Friday, August 31, 2012

A remembrance of where I was last year: North Carolina

Hollah!

I am (finally) sitting down and typing up a few stories from my trip to North Carolina when I realized that it was LAST labor day weekend that I was actually there.  Oh, well.

The best/worst story is as follows...

I shall call it:

STROLLER STRUGGLES
  - or -
I LEFT MY BRAIN/HEART/STROLLER IN NORTH CAROLINA




How in the world does one lady (me) get two children, two suitcases, and two backpacks through two airports in one day.  A double stroller of course.  A wonderful, convenient, Phil & Ted’s inline double stroller.  The lovely baggage gentleman at SFO walked me through the check-in calling for a special circumstance after staring into my saucer-sized eyes upon his first declaration of the brand new airline policy that I could not take my stroller for gate check-in.  He was lovely.  Did I mention that yet?

Getting through the airport with 9 month old Clark and 3.5 year old Jane was a breeze.  The layover at Houston was equally enjoyable.  Take a tram? You got it.  42 Gates away?  No Problem. Cranky kids throwing a fit?  Strap them into the stroller:  A  total, easy-peasy breeze.

Reverse that situation coming from Fayetteville.  Picture this scenario:  After 17 days away from home, living in someone else’s house, taking care of double the amount of children that I birthed, and generally being completely exhausted… wave your sister away from the airport curb with a looooong sigh. 

THEN.  Oh, but THEN… Then the 18 year old check-in girl at the ONLY counter at the very small Fayetteville Regional Airport snaps her gum and says my stroller is not allowed for gate check-in.  Excuse me?  Come again?!  “yes, but I’m returning home.  I have no where to put the stroller”  or my kids.  or my brain.   THEN she pushes a piece of paper stating the new airline policy about big wheeled strollers towards me across the counter.  Sorry, ma’am.  –insert tear-  I begin to sweat profusely and wonder how I will carry both my sleeping children through Houston, much less San Francisco.  Did I mention it is 5:30 pm?  Did I mention we will be in Houston WELL past bed time.  Did I mention that we will land in San Francisco at 2:00 am Eastern? 

DID I MENTION THAT THIS GIRL HAS NOT MADE EYE CONTACT WITH ME ONCE?!?!

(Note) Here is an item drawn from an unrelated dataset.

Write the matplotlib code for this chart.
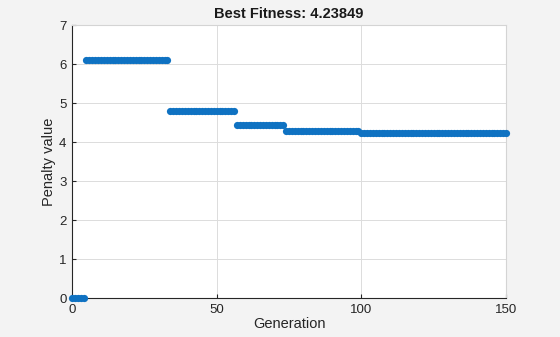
import matplotlib
matplotlib.use("Agg")
import matplotlib.pyplot as plt
import numpy as np

plt.rcParams['font.family'] = ['Liberation Sans', 'DejaVu Sans']

# Stepwise best-fitness levels: (first generation, last generation, value)
seg_start = [0, 5, 34, 57, 74, 100]
seg_end = [4, 33, 56, 73, 99, 150]
seg_value = [0.0, 6.1, 4.8, 4.43, 4.29, 4.23849]

generations = []
penalty = []
for s, e, v in zip(seg_start, seg_end, seg_value):
    for g in range(s, e + 1):
        generations.append(g)
        penalty.append(v)

xticks = [0, 50, 100, 150]
yticks = [0, 1, 2, 3, 4, 5, 6, 7]

fig = plt.figure(figsize=(5.6, 3.37), dpi=100, facecolor='#f3f3f3')
ax = fig.add_axes([0.1286, 0.1157, 0.775, 0.8101])
ax.set_facecolor('white')

ax.plot(generations, penalty, linestyle='none', marker='o', markersize=5.2,
        color='#0F72C2', markeredgewidth=0, clip_on=False, zorder=3)

ax.set_xlim(0, 150)
ax.set_ylim(0, 7)
ax.set_xticks(xticks)
ax.set_yticks(yticks)
ax.grid(True, color='#dcdcdc', linewidth=0.7)
ax.set_axisbelow(True)

for side in ['top', 'right']:
    ax.spines[side].set_color('#d4d4d4')
for side in ['left', 'bottom']:
    ax.spines[side].set_color('#262626')
for sp in ax.spines.values():
    sp.set_linewidth(0.8)
    sp.set_zorder(2)

ax.tick_params(direction='in', length=3, width=0.8, colors='#262626',
               labelsize=9.5, pad=4)

ax.set_xlabel('Generation', fontsize=10.5, color='#262626', labelpad=1)
ax.set_ylabel('Penalty value', fontsize=10.5, color='#262626', labelpad=2)
ax.set_title('Best Fitness: 4.23849', fontsize=10.5, fontweight='bold',
             color='#1a1a1a', pad=5)

fig.savefig('out.png', dpi=100, facecolor=fig.get_facecolor())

I am beyond bewildered, moving quickly past frustrated or irate, and headed dangerously towards the land of the crazy, frantic angry airport lady.  Too late, I am there.   I ask for a manager.  A sweaty dude who is clearly the baggage man (and has his name tag turned around so I cant read it) says he is the manager and sorry, there is nothing he can do.   Baloney.

I have to unload my two children.  Our backpacks.  My sanity.  I have to collapse my super-convenient-but-only-if-you-are-allowed-to-use-it Phil & Teds double stroller into a garbage bag that the one other employee in the place kindly procured for me.  I have to watch some lady with an infant unload her large Graco stroller system as a gate check (?!?!?!). I have to get on the plane without attacking the counter-now-ticket-taking girl just so we can just get home.

Houston was relatively easy.  Yes I had to carry Clark to find a late dinner and past dozens more gates.  But our next gate was only a couple over from a kids play area.  That is where I got paged.  Yup.  Over the airport-wide loudspeaker.  “Stacey Wilson, please report to Gate #blah-blah”.  Seriously?  What now?  I gather up all our stuff, both the kids, and schlep over to find a WHEELCHAIR waiting for me.  “Fayetteville called ahead for you to have assistance in boarding”  HAHAHAHAAAAAA (insert crazy manic laugh here).  Don’t you think I would have needed that wheelchair when I got off of my last plane?  Before the tram? Before the dozens of gates? Before the sleepy, hungry children throwing fits with no stroller?  SERIOUSLY?!

So we get on the plane from Houston to San Francisco.  We are able to find a row with three empty seats, and Clark falls asleep promptly.  Jane watches a movie and falls asleep maybe halfway there.  Both are sleeping so soundly that I just bewilderedly watch every last person get off the plane before attempting to carry them both – still asleep – off the plane.  A kind flight attendant offers to help me as far as the security checkpoint.  Her name: Grace.  Of course.  I jostle the two kids one on each hip, backpack on me, Jane’s on her, and struggle this way only 100 yards before we see Blaine waiting for us. 

What a long day/night.  Ah, but now we are home.  Only by the grace of God.

May your travels be light, or at the very least, may your stroller's wheels be small.